- _DATA SEGMENT_

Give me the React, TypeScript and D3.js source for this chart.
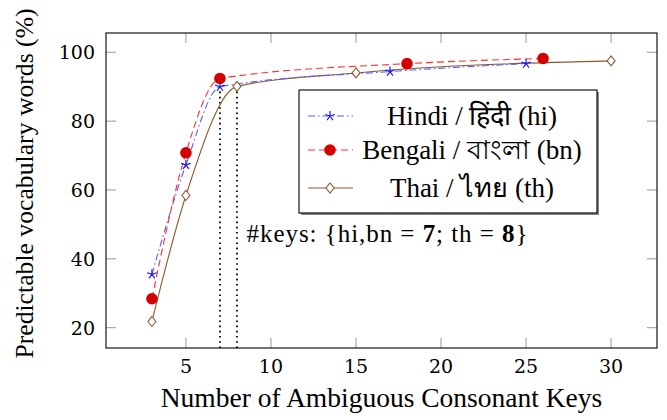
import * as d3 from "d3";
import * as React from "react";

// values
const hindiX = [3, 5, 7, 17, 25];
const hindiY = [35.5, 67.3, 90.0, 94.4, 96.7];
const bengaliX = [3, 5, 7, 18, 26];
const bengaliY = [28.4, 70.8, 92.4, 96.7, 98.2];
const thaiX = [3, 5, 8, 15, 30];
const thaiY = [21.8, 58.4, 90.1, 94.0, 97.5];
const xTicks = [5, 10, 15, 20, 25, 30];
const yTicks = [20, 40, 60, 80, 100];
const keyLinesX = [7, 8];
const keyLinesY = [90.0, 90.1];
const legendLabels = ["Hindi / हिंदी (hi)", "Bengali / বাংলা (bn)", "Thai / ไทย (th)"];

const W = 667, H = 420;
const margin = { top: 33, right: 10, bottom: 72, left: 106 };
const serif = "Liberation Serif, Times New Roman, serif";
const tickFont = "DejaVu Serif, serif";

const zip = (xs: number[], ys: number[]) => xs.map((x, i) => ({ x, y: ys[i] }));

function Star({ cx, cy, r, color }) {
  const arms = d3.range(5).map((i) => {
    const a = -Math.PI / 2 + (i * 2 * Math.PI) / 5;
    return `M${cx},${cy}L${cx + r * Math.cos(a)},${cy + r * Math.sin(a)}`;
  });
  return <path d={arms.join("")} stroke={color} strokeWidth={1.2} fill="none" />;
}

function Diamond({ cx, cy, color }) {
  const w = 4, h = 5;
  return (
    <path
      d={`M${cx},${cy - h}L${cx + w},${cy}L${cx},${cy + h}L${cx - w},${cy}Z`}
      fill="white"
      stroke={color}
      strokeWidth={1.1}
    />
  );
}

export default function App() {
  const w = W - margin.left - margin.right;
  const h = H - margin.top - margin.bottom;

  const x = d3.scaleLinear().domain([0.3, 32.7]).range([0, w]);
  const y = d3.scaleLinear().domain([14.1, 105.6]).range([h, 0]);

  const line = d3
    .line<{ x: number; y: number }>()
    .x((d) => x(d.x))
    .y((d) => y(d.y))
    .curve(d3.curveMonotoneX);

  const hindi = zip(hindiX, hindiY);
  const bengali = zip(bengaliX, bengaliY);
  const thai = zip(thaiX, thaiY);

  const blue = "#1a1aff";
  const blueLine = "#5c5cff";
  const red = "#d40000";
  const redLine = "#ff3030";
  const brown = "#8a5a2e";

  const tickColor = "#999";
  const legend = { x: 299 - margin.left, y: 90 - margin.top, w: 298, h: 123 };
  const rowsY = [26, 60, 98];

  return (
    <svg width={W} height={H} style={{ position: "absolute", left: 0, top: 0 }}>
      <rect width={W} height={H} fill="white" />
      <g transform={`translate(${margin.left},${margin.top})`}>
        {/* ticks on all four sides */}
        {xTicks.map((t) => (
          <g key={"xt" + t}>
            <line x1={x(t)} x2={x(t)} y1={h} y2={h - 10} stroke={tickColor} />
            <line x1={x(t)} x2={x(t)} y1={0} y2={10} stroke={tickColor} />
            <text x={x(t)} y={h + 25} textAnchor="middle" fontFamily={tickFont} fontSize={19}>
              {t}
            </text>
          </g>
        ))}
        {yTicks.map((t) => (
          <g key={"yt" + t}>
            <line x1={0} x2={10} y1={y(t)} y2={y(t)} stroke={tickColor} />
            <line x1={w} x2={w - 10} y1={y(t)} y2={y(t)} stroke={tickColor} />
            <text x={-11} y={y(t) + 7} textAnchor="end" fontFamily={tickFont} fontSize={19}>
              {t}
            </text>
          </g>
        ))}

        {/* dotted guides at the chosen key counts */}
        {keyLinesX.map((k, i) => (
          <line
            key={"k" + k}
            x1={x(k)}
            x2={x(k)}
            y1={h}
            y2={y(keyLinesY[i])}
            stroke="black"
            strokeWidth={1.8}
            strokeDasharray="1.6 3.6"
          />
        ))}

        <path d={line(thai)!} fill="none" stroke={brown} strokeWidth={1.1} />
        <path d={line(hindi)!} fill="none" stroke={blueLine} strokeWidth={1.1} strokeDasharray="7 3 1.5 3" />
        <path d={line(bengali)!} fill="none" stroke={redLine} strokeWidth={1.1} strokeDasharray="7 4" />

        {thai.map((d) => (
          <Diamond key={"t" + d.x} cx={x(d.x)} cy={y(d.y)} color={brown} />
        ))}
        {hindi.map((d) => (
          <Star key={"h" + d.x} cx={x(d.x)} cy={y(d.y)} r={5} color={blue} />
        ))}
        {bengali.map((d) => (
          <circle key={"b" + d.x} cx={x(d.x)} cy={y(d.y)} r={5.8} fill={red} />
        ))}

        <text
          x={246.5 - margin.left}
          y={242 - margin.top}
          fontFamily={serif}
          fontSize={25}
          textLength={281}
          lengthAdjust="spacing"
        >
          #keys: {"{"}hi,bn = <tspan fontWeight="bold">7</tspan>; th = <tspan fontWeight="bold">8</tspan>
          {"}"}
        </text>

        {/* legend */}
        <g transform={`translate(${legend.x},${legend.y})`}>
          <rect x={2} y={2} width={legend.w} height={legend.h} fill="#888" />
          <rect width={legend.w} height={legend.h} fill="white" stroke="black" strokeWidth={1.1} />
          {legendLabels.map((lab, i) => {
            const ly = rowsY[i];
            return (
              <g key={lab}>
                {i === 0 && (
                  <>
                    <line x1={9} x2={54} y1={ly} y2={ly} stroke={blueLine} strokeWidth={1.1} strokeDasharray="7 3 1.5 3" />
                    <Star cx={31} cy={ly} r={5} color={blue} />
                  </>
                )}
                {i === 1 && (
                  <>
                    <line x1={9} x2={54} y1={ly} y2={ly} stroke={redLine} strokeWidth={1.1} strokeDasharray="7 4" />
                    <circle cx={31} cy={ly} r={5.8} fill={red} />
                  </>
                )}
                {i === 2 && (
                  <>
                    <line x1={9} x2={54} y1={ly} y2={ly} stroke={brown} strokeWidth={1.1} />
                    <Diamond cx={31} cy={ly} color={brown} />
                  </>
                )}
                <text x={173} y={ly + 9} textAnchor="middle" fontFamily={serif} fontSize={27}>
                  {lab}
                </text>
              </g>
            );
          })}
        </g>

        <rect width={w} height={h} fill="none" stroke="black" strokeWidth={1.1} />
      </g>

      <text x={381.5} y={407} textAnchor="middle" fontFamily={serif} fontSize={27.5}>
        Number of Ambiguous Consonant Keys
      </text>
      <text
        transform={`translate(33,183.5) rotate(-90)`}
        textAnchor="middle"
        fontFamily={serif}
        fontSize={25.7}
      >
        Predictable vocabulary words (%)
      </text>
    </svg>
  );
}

- _WRITTEN TASK_
Only lines belong in the copy: transcribe those from the start of the data through the line that contains "import * as React", and skip the pictures.

- _COMPLETE OUTPUT_
Give me the React, TypeScript and D3.js source for this chart.
import * as d3 from "d3";
import * as React from "react";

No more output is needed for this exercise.